As is consciousness itself, all definitions of consciousness are recursive. They use various synonyms of consciousness to define it. It is the property of being aware of one's own awareness. It is useless to define a word by using the word itself.
You see the problem, don't you? All attempts to define being consciousness defy our ability to define it. We know it when we see it or rather feel it.
Attempting to find consciousness in the brain is like trying to find music in a violin. Music requires a composer to write it, a musician to play it, and a listener to appreciate it.
The brain is the instrument of thought, not its source. Damaging the brain can damage consciousness, just like damaging the violin can decrease its usefulness as a musical instrument, but the violin is not the music itself.
Physical science is a wonderful tool for understanding the physical world, but the adage is apt: When one’s only tool is a hammer, every problem is seen as a nail. Physical science is not the problem, physicalism is. Scientists sometimes are. Physicalism involves the circular reasoning which says that everything in physics can be explained by physics.
The fact of consciousness breaks that circular trap. While physicalists might say that consciousness is an illusion, they cannot define what it is that is having that illusion. Can an illusion have an illusion?
Here Arvay introduces another term, physicalism, where one already exists, materialism. Science is the process by which we observe, hypothesize, and measure the physical universe. In other words, science is a process not a static thing. Engineers use the discoveries of science to manufacture things useful to mankind. Today this engineering is called technology, but from the first invention, perhaps it was a spear thrower, engineering and technology have been the same. Science can only measure the material world, but as noted, consciousness is an experience. How do you objectively measure an experience?
Consciousness requires us, unlike the rest of the animal world, to evaluate our behavior, our emotions, and to understand that there is good in the world, and there is bad, even evil. Our dogs have the ability to sense smells to which the human nose is completely insensitive. Yet dogs do not distinguish between good smells and bad ones. They are all alike to them signals to various behaviors that again are all alike, neither good nor bad.
In the same way, we have music, though there is no evolutionary reason to make music. We can distinguish between "good" music and "bad" music both on technical grounds and by the messages the lyrics carry. You may not have thought of it, so universal is our ability to make and appreciate music. Indeed, music is like another language we all know to one degree or another. Dennis Prager has said that music is evidence of our creator and I have to agree.
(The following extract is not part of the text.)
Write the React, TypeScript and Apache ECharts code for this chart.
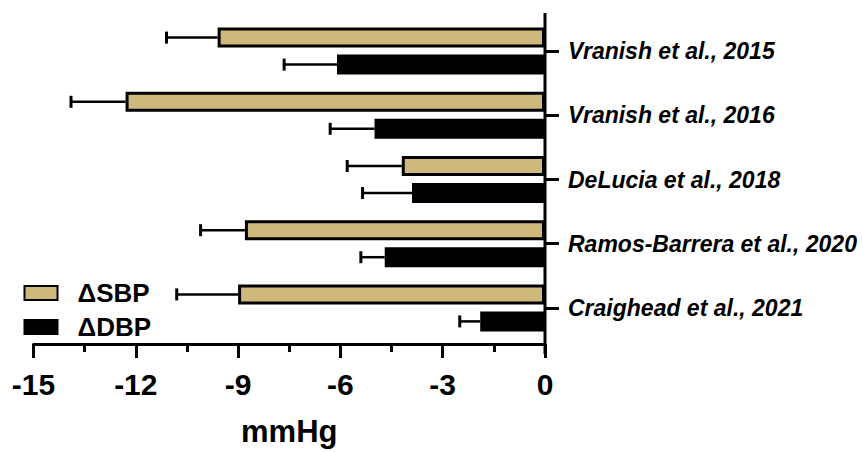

And it is here then that I give my reason for hope: man is greater than the things made by man, just as God is greater than his creation.
Man has always had a certain tendency to idolatry, to chasing after the next shiny thing. But our Creator, God, is greater and more powerful than anything on this earth. To worship, on the one hand, or to fear the things that man has made is idolotry. Computers are tools, nothing more. Yes, they may do things that humans do such as make art, but it is human directed and strictly derivative. They can write music, but as with art, strictly derivative. They can even play music perfectly with perfect timing, which no human has ever done, but it is not their own.
Please read Arvay's article and realize that AI is just another tool. It portends great things for society and great evil as well. But it doesn't know either one. That is the province of man and the judgement of God.